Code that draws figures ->
╔══
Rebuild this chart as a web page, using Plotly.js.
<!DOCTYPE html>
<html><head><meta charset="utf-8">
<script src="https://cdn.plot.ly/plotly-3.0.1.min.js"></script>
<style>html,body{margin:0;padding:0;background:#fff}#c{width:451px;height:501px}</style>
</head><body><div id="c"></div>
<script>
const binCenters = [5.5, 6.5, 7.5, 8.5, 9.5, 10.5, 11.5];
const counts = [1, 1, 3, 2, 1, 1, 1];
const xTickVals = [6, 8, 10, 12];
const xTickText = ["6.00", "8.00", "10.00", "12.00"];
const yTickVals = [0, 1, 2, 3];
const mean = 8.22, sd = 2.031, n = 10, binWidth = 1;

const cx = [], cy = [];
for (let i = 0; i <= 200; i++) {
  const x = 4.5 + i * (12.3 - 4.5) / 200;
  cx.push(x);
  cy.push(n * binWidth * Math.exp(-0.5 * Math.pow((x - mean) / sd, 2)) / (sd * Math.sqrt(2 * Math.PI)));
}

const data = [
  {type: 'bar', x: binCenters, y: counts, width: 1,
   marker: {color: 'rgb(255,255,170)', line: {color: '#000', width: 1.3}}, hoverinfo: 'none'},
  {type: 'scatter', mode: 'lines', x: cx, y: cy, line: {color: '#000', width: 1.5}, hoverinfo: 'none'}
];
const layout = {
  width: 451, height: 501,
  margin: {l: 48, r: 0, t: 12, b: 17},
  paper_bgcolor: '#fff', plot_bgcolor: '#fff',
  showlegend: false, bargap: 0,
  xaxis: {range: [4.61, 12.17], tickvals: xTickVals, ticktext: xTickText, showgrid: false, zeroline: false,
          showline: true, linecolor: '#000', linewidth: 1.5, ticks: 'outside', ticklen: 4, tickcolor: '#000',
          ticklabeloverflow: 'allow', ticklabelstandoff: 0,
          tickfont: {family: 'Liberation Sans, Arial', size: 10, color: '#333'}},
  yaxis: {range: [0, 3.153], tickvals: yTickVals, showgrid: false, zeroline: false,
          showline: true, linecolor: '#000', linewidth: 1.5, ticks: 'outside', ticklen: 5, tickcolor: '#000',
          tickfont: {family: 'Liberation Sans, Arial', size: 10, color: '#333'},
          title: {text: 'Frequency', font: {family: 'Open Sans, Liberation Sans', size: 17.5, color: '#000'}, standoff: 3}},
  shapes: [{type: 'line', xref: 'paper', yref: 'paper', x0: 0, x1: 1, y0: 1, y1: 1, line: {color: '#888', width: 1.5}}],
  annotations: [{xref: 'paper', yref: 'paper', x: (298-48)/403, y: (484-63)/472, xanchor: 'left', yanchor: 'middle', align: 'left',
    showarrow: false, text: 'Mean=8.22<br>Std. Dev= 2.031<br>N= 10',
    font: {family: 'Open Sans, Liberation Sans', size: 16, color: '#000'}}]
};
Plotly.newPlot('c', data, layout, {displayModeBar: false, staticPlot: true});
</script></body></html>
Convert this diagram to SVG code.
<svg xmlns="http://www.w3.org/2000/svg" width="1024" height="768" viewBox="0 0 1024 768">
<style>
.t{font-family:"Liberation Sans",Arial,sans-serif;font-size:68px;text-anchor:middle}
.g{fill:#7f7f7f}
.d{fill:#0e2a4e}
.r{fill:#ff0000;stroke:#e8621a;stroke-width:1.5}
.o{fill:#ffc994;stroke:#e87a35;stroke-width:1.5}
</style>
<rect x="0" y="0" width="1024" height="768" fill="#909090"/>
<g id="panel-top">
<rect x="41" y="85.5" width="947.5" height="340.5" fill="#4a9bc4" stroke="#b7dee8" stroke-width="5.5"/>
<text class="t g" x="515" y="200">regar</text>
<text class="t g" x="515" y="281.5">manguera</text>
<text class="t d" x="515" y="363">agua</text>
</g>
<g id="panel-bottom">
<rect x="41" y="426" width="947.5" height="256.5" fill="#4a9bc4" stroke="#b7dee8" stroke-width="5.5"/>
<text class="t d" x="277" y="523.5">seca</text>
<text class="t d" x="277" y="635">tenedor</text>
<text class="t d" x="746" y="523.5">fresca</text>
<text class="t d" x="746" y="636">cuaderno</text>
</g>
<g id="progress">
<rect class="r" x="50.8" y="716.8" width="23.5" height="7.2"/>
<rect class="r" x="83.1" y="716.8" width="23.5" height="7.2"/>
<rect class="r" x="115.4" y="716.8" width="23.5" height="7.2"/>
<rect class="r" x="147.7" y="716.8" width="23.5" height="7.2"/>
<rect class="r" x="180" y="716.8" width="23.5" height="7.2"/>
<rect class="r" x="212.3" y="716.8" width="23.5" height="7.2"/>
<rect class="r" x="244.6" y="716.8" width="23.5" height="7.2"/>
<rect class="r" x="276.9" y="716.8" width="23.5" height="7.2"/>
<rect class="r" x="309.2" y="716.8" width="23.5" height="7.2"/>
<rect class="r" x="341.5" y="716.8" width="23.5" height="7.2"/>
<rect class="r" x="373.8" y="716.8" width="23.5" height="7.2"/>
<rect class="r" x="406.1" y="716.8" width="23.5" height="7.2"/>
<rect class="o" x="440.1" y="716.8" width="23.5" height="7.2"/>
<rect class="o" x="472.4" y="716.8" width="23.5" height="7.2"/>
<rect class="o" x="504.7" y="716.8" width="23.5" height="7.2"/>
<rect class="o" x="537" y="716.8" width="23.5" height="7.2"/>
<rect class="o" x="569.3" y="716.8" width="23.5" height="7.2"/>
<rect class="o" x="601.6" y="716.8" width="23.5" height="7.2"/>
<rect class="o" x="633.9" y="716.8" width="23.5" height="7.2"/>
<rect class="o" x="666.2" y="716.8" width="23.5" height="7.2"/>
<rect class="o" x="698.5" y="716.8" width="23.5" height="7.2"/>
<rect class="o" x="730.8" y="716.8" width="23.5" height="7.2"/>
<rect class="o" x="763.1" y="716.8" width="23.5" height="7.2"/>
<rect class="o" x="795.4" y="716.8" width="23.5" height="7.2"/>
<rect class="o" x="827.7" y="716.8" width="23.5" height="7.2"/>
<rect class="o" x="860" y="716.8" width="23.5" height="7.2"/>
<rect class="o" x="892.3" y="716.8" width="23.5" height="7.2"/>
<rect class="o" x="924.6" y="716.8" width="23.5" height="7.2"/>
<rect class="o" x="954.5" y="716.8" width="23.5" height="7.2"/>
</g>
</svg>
╚══
Goal ->
Copy every record exactly, with nothing added or dropped.

Solution to this problem ->
Rebuild this chart as a web page, using Plotly.js.
<!DOCTYPE html>
<html><head><meta charset="utf-8">
<script src="https://cdn.plot.ly/plotly-3.0.1.min.js"></script>
<style>html,body{margin:0;padding:0;background:#fff}#c{width:451px;height:501px}</style>
</head><body><div id="c"></div>
<script>
const binCenters = [5.5, 6.5, 7.5, 8.5, 9.5, 10.5, 11.5];
const counts = [1, 1, 3, 2, 1, 1, 1];
const xTickVals = [6, 8, 10, 12];
const xTickText = ["6.00", "8.00", "10.00", "12.00"];
const yTickVals = [0, 1, 2, 3];
const mean = 8.22, sd = 2.031, n = 10, binWidth = 1;

const cx = [], cy = [];
for (let i = 0; i <= 200; i++) {
  const x = 4.5 + i * (12.3 - 4.5) / 200;
  cx.push(x);
  cy.push(n * binWidth * Math.exp(-0.5 * Math.pow((x - mean) / sd, 2)) / (sd * Math.sqrt(2 * Math.PI)));
}

const data = [
  {type: 'bar', x: binCenters, y: counts, width: 1,
   marker: {color: 'rgb(255,255,170)', line: {color: '#000', width: 1.3}}, hoverinfo: 'none'},
  {type: 'scatter', mode: 'lines', x: cx, y: cy, line: {color: '#000', width: 1.5}, hoverinfo: 'none'}
];
const layout = {
  width: 451, height: 501,
  margin: {l: 48, r: 0, t: 12, b: 17},
  paper_bgcolor: '#fff', plot_bgcolor: '#fff',
  showlegend: false, bargap: 0,
  xaxis: {range: [4.61, 12.17], tickvals: xTickVals, ticktext: xTickText, showgrid: false, zeroline: false,
          showline: true, linecolor: '#000', linewidth: 1.5, ticks: 'outside', ticklen: 4, tickcolor: '#000',
          ticklabeloverflow: 'allow', ticklabelstandoff: 0,
          tickfont: {family: 'Liberation Sans, Arial', size: 10, color: '#333'}},
  yaxis: {range: [0, 3.153], tickvals: yTickVals, showgrid: false, zeroline: false,
          showline: true, linecolor: '#000', linewidth: 1.5, ticks: 'outside', ticklen: 5, tickcolor: '#000',
          tickfont: {family: 'Liberation Sans, Arial', size: 10, color: '#333'},
          title: {text: 'Frequency', font: {family: 'Open Sans, Liberation Sans', size: 17.5, color: '#000'}, standoff: 3}},
  shapes: [{type: 'line', xref: 'paper', yref: 'paper', x0: 0, x1: 1, y0: 1, y1: 1, line: {color: '#888', width: 1.5}}],
  annotations: [{xref: 'paper', yref: 'paper', x: (298-48)/403, y: (484-63)/472, xanchor: 'left', yanchor: 'middle', align: 'left',
    showarrow: false, text: 'Mean=8.22<br>Std. Dev= 2.031<br>N= 10',
    font: {family: 'Open Sans, Liberation Sans', size: 16, color: '#000'}}]
};
Plotly.newPlot('c', data, layout, {displayModeBar: false, staticPlot: true});
</script></body></html>
Convert this diagram to SVG code.
<svg xmlns="http://www.w3.org/2000/svg" width="1024" height="768" viewBox="0 0 1024 768">
<style>
.t{font-family:"Liberation Sans",Arial,sans-serif;font-size:68px;text-anchor:middle}
.g{fill:#7f7f7f}
.d{fill:#0e2a4e}
.r{fill:#ff0000;stroke:#e8621a;stroke-width:1.5}
.o{fill:#ffc994;stroke:#e87a35;stroke-width:1.5}
</style>
<rect x="0" y="0" width="1024" height="768" fill="#909090"/>
<g id="panel-top">
<rect x="41" y="85.5" width="947.5" height="340.5" fill="#4a9bc4" stroke="#b7dee8" stroke-width="5.5"/>
<text class="t g" x="515" y="200">regar</text>
<text class="t g" x="515" y="281.5">manguera</text>
<text class="t d" x="515" y="363">agua</text>
</g>
<g id="panel-bottom">
<rect x="41" y="426" width="947.5" height="256.5" fill="#4a9bc4" stroke="#b7dee8" stroke-width="5.5"/>
<text class="t d" x="277" y="523.5">seca</text>
<text class="t d" x="277" y="635">tenedor</text>
<text class="t d" x="746" y="523.5">fresca</text>
<text class="t d" x="746" y="636">cuaderno</text>
</g>
<g id="progress">
<rect class="r" x="50.8" y="716.8" width="23.5" height="7.2"/>
<rect class="r" x="83.1" y="716.8" width="23.5" height="7.2"/>
<rect class="r" x="115.4" y="716.8" width="23.5" height="7.2"/>
<rect class="r" x="147.7" y="716.8" width="23.5" height="7.2"/>
<rect class="r" x="180" y="716.8" width="23.5" height="7.2"/>
<rect class="r" x="212.3" y="716.8" width="23.5" height="7.2"/>
<rect class="r" x="244.6" y="716.8" width="23.5" height="7.2"/>
<rect class="r" x="276.9" y="716.8" width="23.5" height="7.2"/>
<rect class="r" x="309.2" y="716.8" width="23.5" height="7.2"/>
<rect class="r" x="341.5" y="716.8" width="23.5" height="7.2"/>
<rect class="r" x="373.8" y="716.8" width="23.5" height="7.2"/>
<rect class="r" x="406.1" y="716.8" width="23.5" height="7.2"/>
<rect class="o" x="440.1" y="716.8" width="23.5" height="7.2"/>
<rect class="o" x="472.4" y="716.8" width="23.5" height="7.2"/>
<rect class="o" x="504.7" y="716.8" width="23.5" height="7.2"/>
<rect class="o" x="537" y="716.8" width="23.5" height="7.2"/>
<rect class="o" x="569.3" y="716.8" width="23.5" height="7.2"/>
<rect class="o" x="601.6" y="716.8" width="23.5" height="7.2"/>
<rect class="o" x="633.9" y="716.8" width="23.5" height="7.2"/>
<rect class="o" x="666.2" y="716.8" width="23.5" height="7.2"/>
<rect class="o" x="698.5" y="716.8" width="23.5" height="7.2"/>
<rect class="o" x="730.8" y="716.8" width="23.5" height="7.2"/>
<rect class="o" x="763.1" y="716.8" width="23.5" height="7.2"/>
<rect class="o" x="795.4" y="716.8" width="23.5" height="7.2"/>
<rect class="o" x="827.7" y="716.8" width="23.5" height="7.2"/>
<rect class="o" x="860" y="716.8" width="23.5" height="7.2"/>
<rect class="o" x="892.3" y="716.8" width="23.5" height="7.2"/>
<rect class="o" x="924.6" y="716.8" width="23.5" height="7.2"/>
<rect class="o" x="954.5" y="716.8" width="23.5" height="7.2"/>
</g>
</svg>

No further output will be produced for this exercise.